Beau Geste, on 08 January 2012 - 08:21 AM, said:
What interests me though is your comment that you despise Spielberg's work. I've enjoyed many of his films including the Indiana Jones series which, for me anyway, was just sheer harmless fun and thoroughly entertaining . I accept that some factual criticism might be levelled at some of his history based efforts such as "Schindler's List" and "Saving Pte Ryan" but I thoroughly enjoyed them as well.
I liked
Raiders of the Lost Ark and
Empire of the Sun, but both were made 25 or more years ago. Even those had moments of schmaltz or cutesy manipulation that rubbed me the wrong way.
Since most of American cable TV is now devoted to "reality" shows about pawn shops, moonshiners, truck drivers, swamp dwellers, hog hunters, tow-truck companies, and repossession companies (i.e. freaky, low-class weirdos hamming it up for the camera), I've been building up a DVD library to watch when there's nothing on the hundreds of cable channels I get.
I'd say the best old movie I've seen recently is
Key Largo, with Bogart and Bacall. Bogart is a former army major who's come to Florida to tell the young widow of a soldier in his unit how the kid died and what a hero he was. What makes the movie excellent is that the actors let their faces and voices convey their sadness at the waste of it all. They speak of how proud they are of the dead man, while their faces betray their doubt over whether they really think the sacrifice was worth it.
If Spielberg were to remake
Key Largo, he'd have the Bogart character give a lengthy speech about how bad war is and how the Americans were just as awful as the Germans, and he's draw some kind of blundering parallel between the U.S. and the criminal enterprise of the gangster Johnny Rocco, who's also staying at the hotel.
At one point in the movie, Bogart the former soldier is given the chance to shoot Johnny Rocco, knowing that Rocco's men will kill him immediately afterward. He refuses, and Bacall calls him a coward. Later, when she watches Bogart stand up to Rocco and get slapped in the face, she apologizes for calling him a coward. Her exp
ressions as she watches Bogart fearlessly defy Rocco is an amazing bit of acting, all done wordlessly.
The point the director John Huston was making is that this war veteran was sick of killing and had been damaged by performing his duty, even though performing his duty was unquestionably the right thing to do. Later in the movie, he realizes he's the only one who can stop Rocco, so he reluctantly does his duty again. As Bacall says to him, "Your head says one thing, but your heart says another."
The movie is about duty and patriotism, but it's all very subtle. That's why I like it. Huston let us work it all out for ourselves. He had subtexts. Spielberg no longer believes his audience can grasp subtexts, so he smashes you on the head with a giant plank, over and over and over.
I fully realize people see movies for different reasons, so I'm not criticizing people who enjoyed
War Horse or any other Spielberg movie. To me, film is an art form, and I go to movies for the same reason I go to art museums. I like a lot of weird, creepy, silly art, too. But it's art. I just think Spielberg is too manipulative and cynical for my tastes, so I give him a pass now.
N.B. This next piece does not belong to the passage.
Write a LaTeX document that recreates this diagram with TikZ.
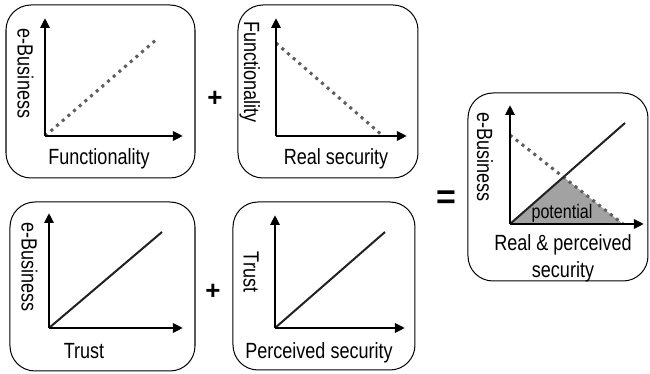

Another movie that handles the cost of war really well is
Bad Day at Black Rock, with Spencer Tracy as a maimed war veteran who initially thinks his sacrifice wasn't worth it. The movie also tackles the touchy subject of racism, without being preachy. I want movie directors to return to where they were years ago, when they assumed a level of intelligence and understanding in the audience that they don't think we have anymore.